The Battle of Coliseo was a group of military actions carried out in the surroundings of the town of the same name, Matanzas Province, Cuba on December 23, 1895 during the Cuban War of Independence.

==Background==
With the outbreak of the Cuban War of Independence in the spring of 1895, the Cuban independence forces once again constituted the Cuban Liberation Army. After several successful short campaigns for the Cubans, the Guáimaro Assembly was constituted in Arms in September of that year. Immediately after the government was formed, the Invasion to the West of the island began to be quickly prepared, which left Mangos de Baraguá on October 22. Crossing the entire island, the invading contingent of approximately 4,000 men, led by Major Generals Máximo Gómez and Antonio Maceo, reached the province of Matanzas in December and, by the end of that month, they were at the gates of the La Habana Province where the capital of the country was located. To enter the province, they had to carry out a series of military actions in the vicinity of the town of Coliseo, which gives its name to this battle.

==The Battle==
The forces of Gómez and Maceo attacked, took and burned Coliseo, after little resistance from the garrison. Gómez knew that a formidable grouping of Spanish forces, under the command of Arsenio Martínez Campos, would try to impede his advance towards the capital.

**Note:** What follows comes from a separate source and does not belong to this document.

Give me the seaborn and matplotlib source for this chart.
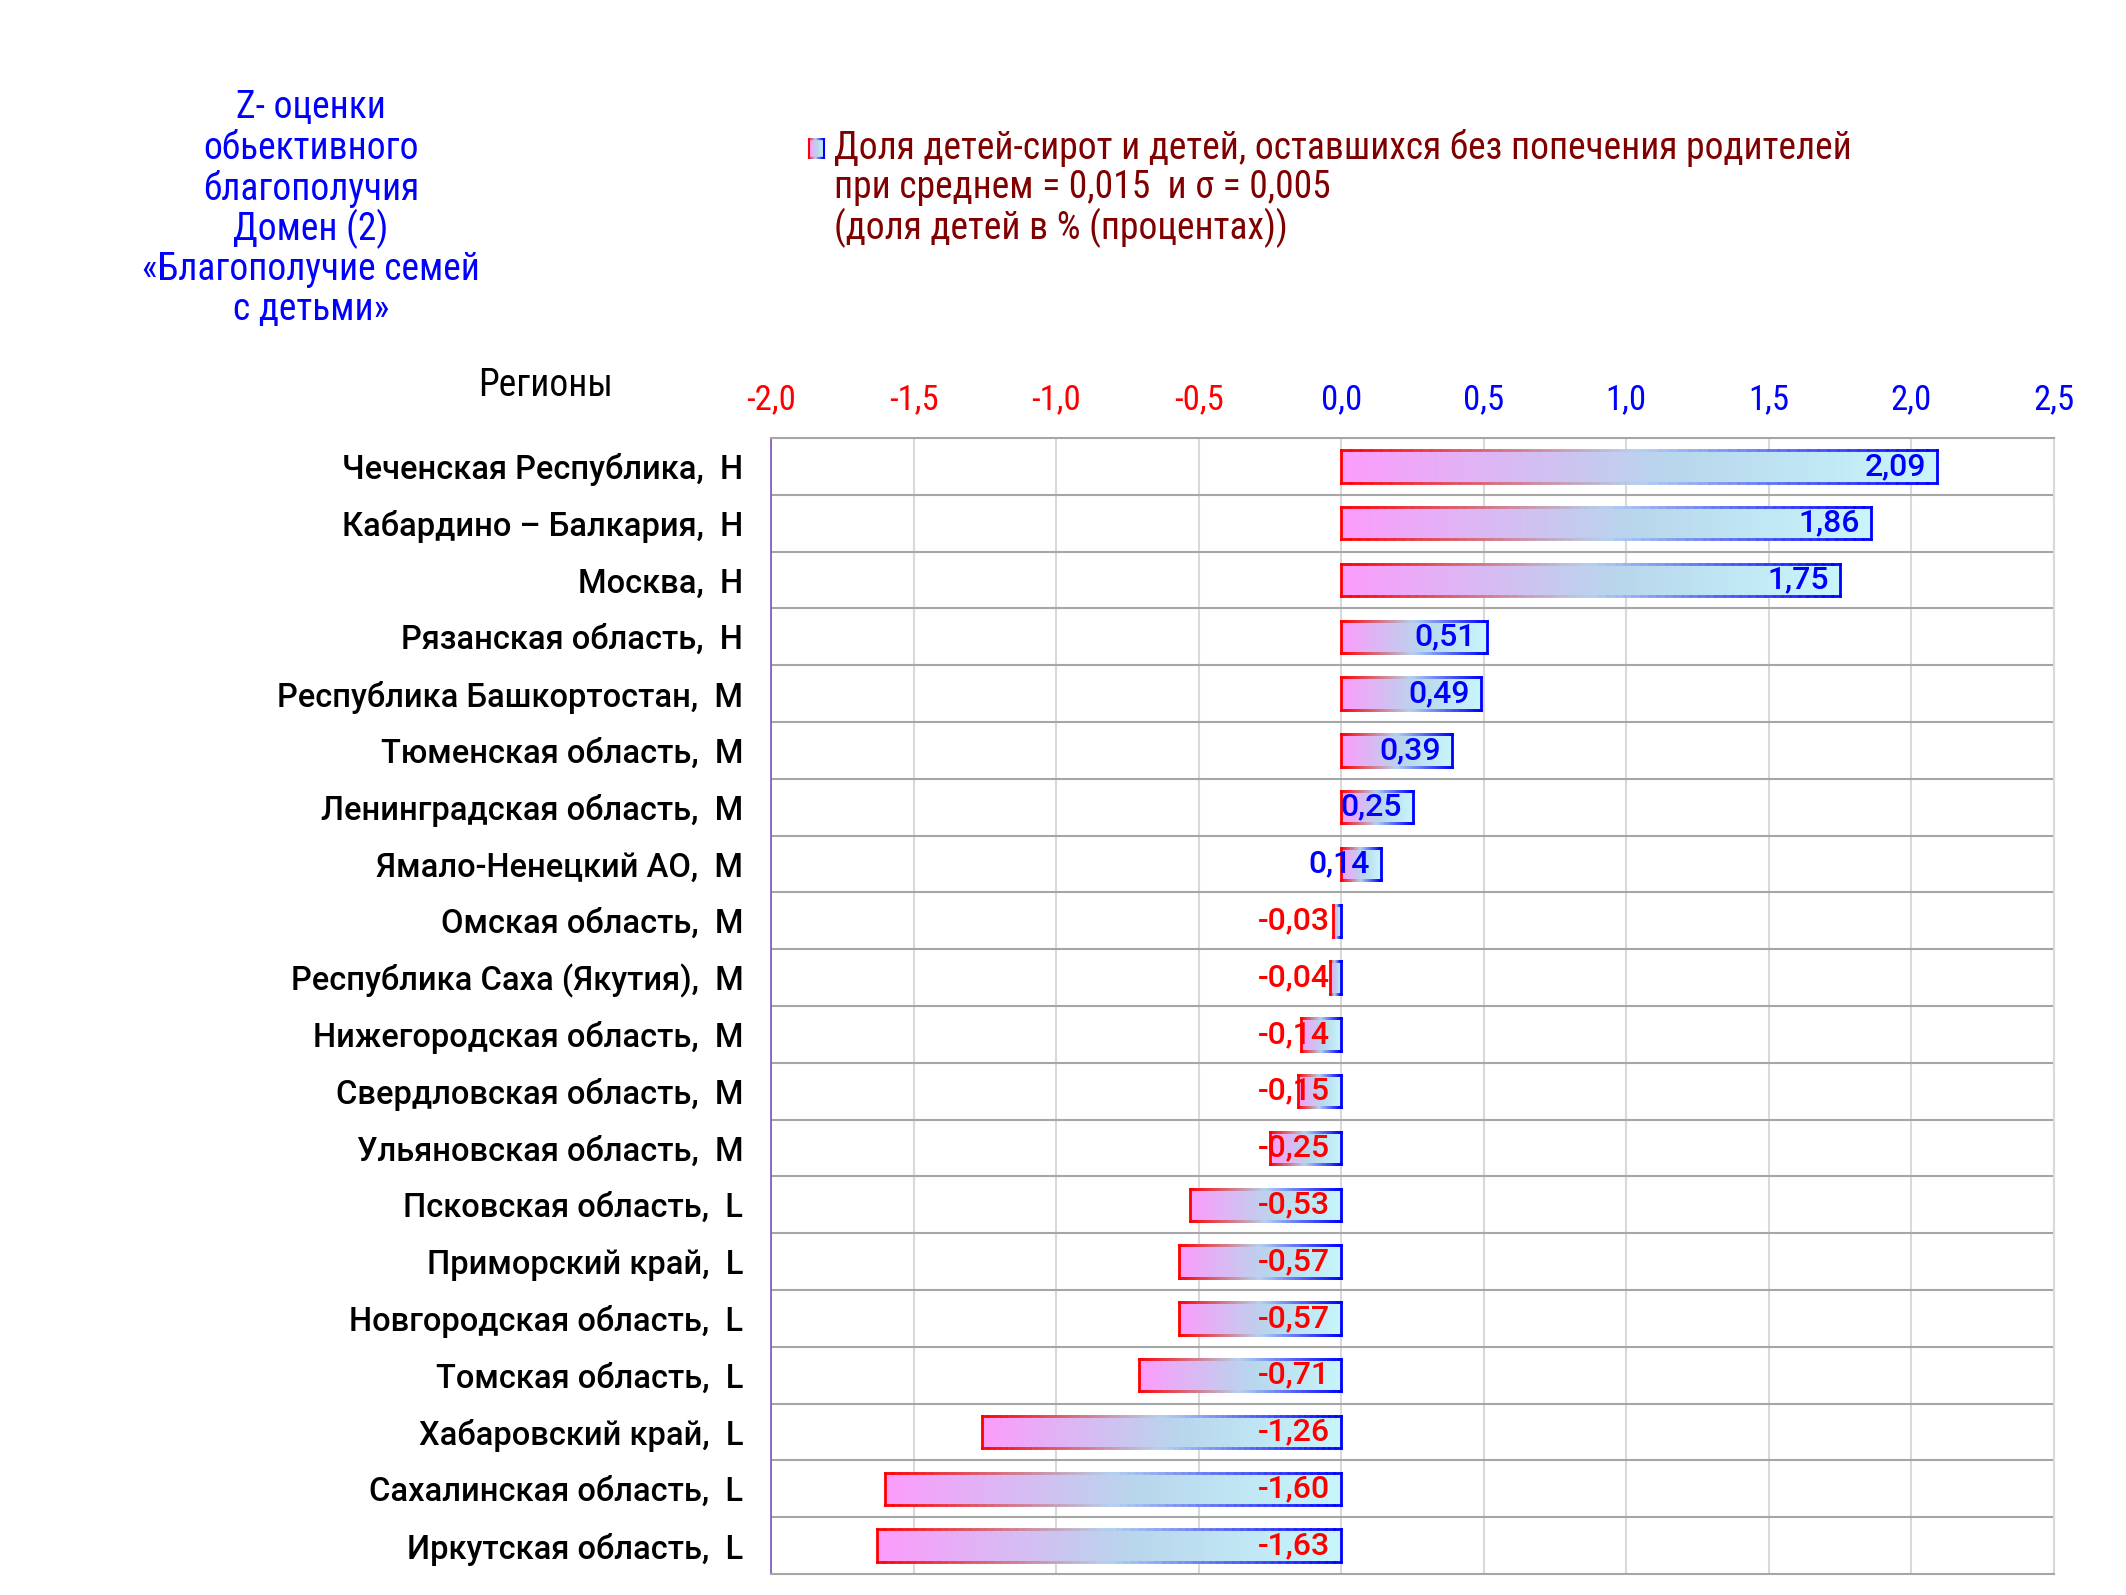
import numpy as np
import pandas as pd
import matplotlib
matplotlib.use('Agg')
import matplotlib.pyplot as plt
import seaborn as sns
from matplotlib import font_manager
from matplotlib.colors import LinearSegmentedColormap
from matplotlib.collections import LineCollection

# данные
regions = [
    'Чеченская Республика,  Н',
    'Кабардино – Балкария,  Н',
    'Москва,  Н',
    'Рязанская область,  Н',
    'Республика Башкортостан,  М',
    'Тюменская область,  М',
    'Ленинградская область,  М',
    'Ямало-Ненецкий АО,  М',
    'Омская область,  М',
    'Республика Саха (Якутия),  М',
    'Нижегородская область,  М',
    'Свердловская область,  М',
    'Ульяновская область,  М',
    'Псковская область,  L',
    'Приморский край,  L',
    'Новгородская область,  L',
    'Томская область,  L',
    'Хабаровский край,  L',
    'Сахалинская область,  L',
    'Иркутская область,  L',
]
z_scores = [2.09, 1.86, 1.75, 0.51, 0.49, 0.39, 0.25, 0.14, -0.03, -0.04,
            -0.14, -0.15, -0.25, -0.53, -0.57, -0.57, -0.71, -1.26, -1.60, -1.63]
x_ticks = [-2.0, -1.5, -1.0, -0.5, 0.0, 0.5, 1.0, 1.5, 2.0, 2.5]

title_lines = ['Z- оценки', 'обьективного', 'благополучия', 'Домен (2)',
               '«Благополучие семей', 'с детьми»']
legend_lines = ['Доля детей-сирот и детей, оставшихся без попечения родителей',
                'при среднем = 0,015  и σ = 0,005',
                '(доля детей в % (процентах))']

df = pd.DataFrame({'Регион': regions, 'Z': z_scores})

sns.set_theme(style='white')
names = {f.name for f in font_manager.fontManager.ttflist}
narrow = 'Roboto'
for cand in ['Roboto Condensed', 'Liberation Sans Narrow', 'DejaVu Sans Condensed']:
    if cand in names:
        narrow = cand
        break
plt.rcParams['font.family'] = ['Roboto', 'DejaVu Sans']
nfam = [narrow, 'DejaVu Sans']

fill_cmap = LinearSegmentedColormap.from_list(
    'fill', [(0, '#fc9cfc'), (0.55, '#b8d6ec'), (1, '#c8f6fc')])
edge_cmap = LinearSegmentedColormap.from_list(
    'edge', [(0, '#ff0000'), (0.5, '#b4d2f0'), (1, '#0000ff')])


def gradient_box(ax, x0, x1, y0, y1, lw=2.0):
    grad = np.linspace(0, 1, 256).reshape(1, -1)
    ax.imshow(grad, cmap=fill_cmap, extent=[x0, x1, y0, y1], aspect='auto',
              interpolation='bilinear', zorder=2)
    n = 60
    xs = np.linspace(x0, x1, n + 1)
    segs, cols = [], []
    for yy in (y0, y1):
        for k in range(n):
            segs.append([(xs[k], yy), (xs[k + 1], yy)])
            cols.append(edge_cmap((k + 0.5) / n))
    segs.append([(x0, y0), (x0, y1)])
    cols.append(edge_cmap(0.0))
    segs.append([(x1, y0), (x1, y1)])
    cols.append(edge_cmap(1.0))
    ax.add_collection(LineCollection(segs, colors=cols, linewidths=lw,
                                     capstyle='projecting', zorder=3))


fig = plt.figure(figsize=(21.26, 15.95), dpi=100)
ax = fig.add_axes([0.3627, 0.0132, 0.6034, 0.7122])

sns.barplot(data=df, x='Z', y='Регион', orient='h', width=0.57,
            color='white', ax=ax)

# градиентная заливка поверх столбиков seaborn
for p in list(ax.patches):
    x, y = p.get_x(), p.get_y()
    w, h = p.get_width(), p.get_height()
    x0, x1 = min(x, x + w), max(x, x + w)
    p.set_visible(False)
    gradient_box(ax, x0, x1, y, y + h)

ax.set_xlim(-2.0, 2.5)
ax.set_ylim(len(regions) - 0.5, -0.5)

# сетка
for t in x_ticks:
    ax.axvline(t, color='#d9d9d9', lw=1.5, zorder=0)
for k in range(len(regions) - 1):
    ax.axhline(k + 0.5, color='#a6a6a6', lw=1.5, zorder=0)

for side in ['top', 'bottom']:
    ax.spines[side].set_color('#a6a6a6')
    ax.spines[side].set_linewidth(1.5)
ax.spines['right'].set_color('#d9d9d9')
ax.spines['right'].set_linewidth(1.5)
ax.spines['left'].set_color('#8050c0')
ax.spines['left'].set_linewidth(1.2)

ax.xaxis.tick_top()
ax.set_xticks(x_ticks)
ax.set_xticklabels([f'{t:.1f}'.replace('.', ',') for t in x_ticks],
                   fontsize=25, family=nfam)
for lab, t in zip(ax.get_xticklabels(), x_ticks):
    lab.set_color('#ff0000' if t < 0 else '#0000ff')
ax.tick_params(axis='x', length=0, pad=16)
ax.tick_params(axis='y', length=0, pad=20, labelsize=23.5, labelcolor='black')
for lab in ax.get_yticklabels():
    lab.set_fontweight('medium')
ax.set_xlabel('')
ax.set_ylabel('')

# подписи значений
for i, v in enumerate(z_scores):
    txt = f'{v:.2f}'.replace('.', ',')
    xpos = v if v > 0 else 0
    ax.annotate(txt, (xpos, i), xytext=(-8, 0), textcoords='offset points',
                ha='right', va='center', fontsize=23, fontweight='medium',
                color='#0000ff' if v > 0 else '#ff0000', zorder=5)

# заголовок слева
for k, line in enumerate(title_lines):
    fig.text(311 / 2126, 1 - (108 + 40.3 * k) / 1595, line, ha='center',
             va='center', fontsize=27, color='#0000ff', family=nfam)

fig.text(546 / 2126, 1 - 385 / 1595, 'Регионы', ha='center', va='center',
         fontsize=27, color='black', family=nfam)

# легенда
lax = fig.add_axes([807 / 2126, 1 - 159 / 1595, 19 / 2126, 21 / 1595])
lax.set_xlim(0, 1)
lax.set_ylim(0, 1)
gradient_box(lax, 0.08, 0.92, 0.05, 0.95, lw=1.5)
lax.axis('off')
for k, line in enumerate(legend_lines):
    fig.text(834 / 2126, 1 - (148 + 40 * k) / 1595, line, ha='left',
             va='center', fontsize=27, color='#800000', family=nfam)

fig.savefig('out.png', dpi=100)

Upon arrival, the Spanish troops were able to form their cadres. Maceo placed the cavalry to the left and deployed the infantry looking for the protection of the terrain. Both Mambi chiefs, followed by a hundred horsemen, charged the enemy; but they failed to break formation. Several insurgent officers were wounded and Maceo's horse was killed.

The Mambisa rearguard, under the command of then Commander Enrique Loynaz del Castillo, managed, despite enemy resistance, to occupy the ruins of the mill, in a violent action lasting only ten minutes. For his part, Gómez was able to remove the impedimenta, taking it along the royal road, in a movement that the adversary appreciated as a flanking maneuver, for which he opened artillery fire, withdrew and abandoned their positions.

Meanwhile, the invading vanguard continued its advance, followed by the center of the column, and both protected by the rear; later, Maceo sent in search of the rear, whose exit was assured by containment groups. The Mambisa troops reorganized and, at dusk, advanced towards Sumidero.

This action showed that the Spaniards, led personally by Arsenio Martínez Campos, could not contain the Cuban invasion march, which had a great political repercussion. After a few minutes of fighting, the battle was victorious for the Cubans.

==Aftermath==
With the Cuban victory in this battle, the invading contingent managed to pass to the province of Havana without too much difficulty, where it continued its operations, in the face of the Spanish colonial power. For their part, the Spanish had to intensify the persecution against the Cubans and allocate more men and resources to the fight. However, the invading Cuban contingent reached the westernmost tip of the island on January 22, 1896, with Spain having failed in its attempts to stop the Cuban independence fighters.